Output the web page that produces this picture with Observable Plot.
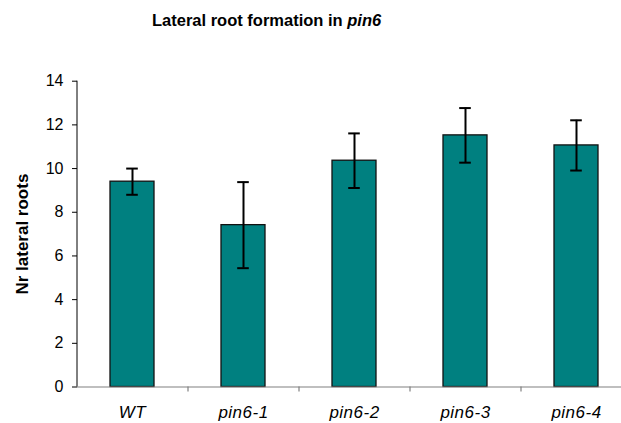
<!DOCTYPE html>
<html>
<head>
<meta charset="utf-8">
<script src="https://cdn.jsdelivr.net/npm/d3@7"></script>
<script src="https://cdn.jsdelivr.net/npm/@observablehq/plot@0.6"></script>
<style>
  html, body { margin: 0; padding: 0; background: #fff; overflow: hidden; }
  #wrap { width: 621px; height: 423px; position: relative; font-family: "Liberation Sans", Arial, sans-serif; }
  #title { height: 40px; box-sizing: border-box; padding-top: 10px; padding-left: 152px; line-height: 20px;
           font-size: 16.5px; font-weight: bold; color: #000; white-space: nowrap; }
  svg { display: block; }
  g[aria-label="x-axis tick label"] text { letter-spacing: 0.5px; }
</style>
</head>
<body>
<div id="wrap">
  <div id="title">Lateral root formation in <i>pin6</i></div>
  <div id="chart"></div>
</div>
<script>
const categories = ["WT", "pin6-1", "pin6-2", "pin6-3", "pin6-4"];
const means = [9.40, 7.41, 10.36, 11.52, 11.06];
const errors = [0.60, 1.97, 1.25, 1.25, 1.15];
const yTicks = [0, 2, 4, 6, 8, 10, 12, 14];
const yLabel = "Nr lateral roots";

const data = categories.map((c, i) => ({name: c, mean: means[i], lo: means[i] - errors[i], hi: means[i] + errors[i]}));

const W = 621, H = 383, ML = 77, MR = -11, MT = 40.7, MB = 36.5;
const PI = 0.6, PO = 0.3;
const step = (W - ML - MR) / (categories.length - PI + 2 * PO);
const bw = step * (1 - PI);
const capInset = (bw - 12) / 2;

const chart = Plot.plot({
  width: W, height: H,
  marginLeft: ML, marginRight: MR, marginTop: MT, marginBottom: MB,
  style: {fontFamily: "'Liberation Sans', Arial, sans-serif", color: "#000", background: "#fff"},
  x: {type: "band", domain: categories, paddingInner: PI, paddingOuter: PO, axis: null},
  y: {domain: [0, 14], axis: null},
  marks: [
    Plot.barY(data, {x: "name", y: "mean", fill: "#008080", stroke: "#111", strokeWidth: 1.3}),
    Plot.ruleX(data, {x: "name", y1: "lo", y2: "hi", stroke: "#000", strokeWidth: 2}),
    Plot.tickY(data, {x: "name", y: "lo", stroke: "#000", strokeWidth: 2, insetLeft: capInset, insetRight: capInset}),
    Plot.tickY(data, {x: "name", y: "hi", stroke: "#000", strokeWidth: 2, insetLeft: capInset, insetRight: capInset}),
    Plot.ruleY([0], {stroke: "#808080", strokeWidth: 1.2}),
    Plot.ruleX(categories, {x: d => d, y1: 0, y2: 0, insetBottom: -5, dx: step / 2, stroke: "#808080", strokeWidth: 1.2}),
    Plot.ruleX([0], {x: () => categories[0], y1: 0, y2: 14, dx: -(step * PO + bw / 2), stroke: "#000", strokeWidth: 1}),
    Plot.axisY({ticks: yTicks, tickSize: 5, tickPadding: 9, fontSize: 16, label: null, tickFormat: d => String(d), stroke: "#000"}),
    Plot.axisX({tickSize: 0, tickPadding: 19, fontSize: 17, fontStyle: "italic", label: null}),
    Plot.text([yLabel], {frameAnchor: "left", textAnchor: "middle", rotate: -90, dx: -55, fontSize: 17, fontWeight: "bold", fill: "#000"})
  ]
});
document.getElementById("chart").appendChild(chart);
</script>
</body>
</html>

######

The task — Do not copy the pictures, but repeat every line exactly.

Result of this task —
Output the web page that produces this picture with Observable Plot.
<!DOCTYPE html>
<html>
<head>
<meta charset="utf-8">
<script src="https://cdn.jsdelivr.net/npm/d3@7"></script>
<script src="https://cdn.jsdelivr.net/npm/@observablehq/plot@0.6"></script>
<style>
  html, body { margin: 0; padding: 0; background: #fff; overflow: hidden; }
  #wrap { width: 621px; height: 423px; position: relative; font-family: "Liberation Sans", Arial, sans-serif; }
  #title { height: 40px; box-sizing: border-box; padding-top: 10px; padding-left: 152px; line-height: 20px;
           font-size: 16.5px; font-weight: bold; color: #000; white-space: nowrap; }
  svg { display: block; }
  g[aria-label="x-axis tick label"] text { letter-spacing: 0.5px; }
</style>
</head>
<body>
<div id="wrap">
  <div id="title">Lateral root formation in <i>pin6</i></div>
  <div id="chart"></div>
</div>
<script>
const categories = ["WT", "pin6-1", "pin6-2", "pin6-3", "pin6-4"];
const means = [9.40, 7.41, 10.36, 11.52, 11.06];
const errors = [0.60, 1.97, 1.25, 1.25, 1.15];
const yTicks = [0, 2, 4, 6, 8, 10, 12, 14];
const yLabel = "Nr lateral roots";

const data = categories.map((c, i) => ({name: c, mean: means[i], lo: means[i] - errors[i], hi: means[i] + errors[i]}));

const W = 621, H = 383, ML = 77, MR = -11, MT = 40.7, MB = 36.5;
const PI = 0.6, PO = 0.3;
const step = (W - ML - MR) / (categories.length - PI + 2 * PO);
const bw = step * (1 - PI);
const capInset = (bw - 12) / 2;

const chart = Plot.plot({
  width: W, height: H,
  marginLeft: ML, marginRight: MR, marginTop: MT, marginBottom: MB,
  style: {fontFamily: "'Liberation Sans', Arial, sans-serif", color: "#000", background: "#fff"},
  x: {type: "band", domain: categories, paddingInner: PI, paddingOuter: PO, axis: null},
  y: {domain: [0, 14], axis: null},
  marks: [
    Plot.barY(data, {x: "name", y: "mean", fill: "#008080", stroke: "#111", strokeWidth: 1.3}),
    Plot.ruleX(data, {x: "name", y1: "lo", y2: "hi", stroke: "#000", strokeWidth: 2}),
    Plot.tickY(data, {x: "name", y: "lo", stroke: "#000", strokeWidth: 2, insetLeft: capInset, insetRight: capInset}),
    Plot.tickY(data, {x: "name", y: "hi", stroke: "#000", strokeWidth: 2, insetLeft: capInset, insetRight: capInset}),
    Plot.ruleY([0], {stroke: "#808080", strokeWidth: 1.2}),
    Plot.ruleX(categories, {x: d => d, y1: 0, y2: 0, insetBottom: -5, dx: step / 2, stroke: "#808080", strokeWidth: 1.2}),
    Plot.ruleX([0], {x: () => categories[0], y1: 0, y2: 14, dx: -(step * PO + bw / 2), stroke: "#000", strokeWidth: 1}),
    Plot.axisY({ticks: yTicks, tickSize: 5, tickPadding: 9, fontSize: 16, label: null, tickFormat: d => String(d), stroke: "#000"}),
    Plot.axisX({tickSize: 0, tickPadding: 19, fontSize: 17, fontStyle: "italic", label: null}),
    Plot.text([yLabel], {frameAnchor: "left", textAnchor: "middle", rotate: -90, dx: -55, fontSize: 17, fontWeight: "bold", fill: "#000"})
  ]
});
document.getElementById("chart").appendChild(chart);
</script>
</body>
</html>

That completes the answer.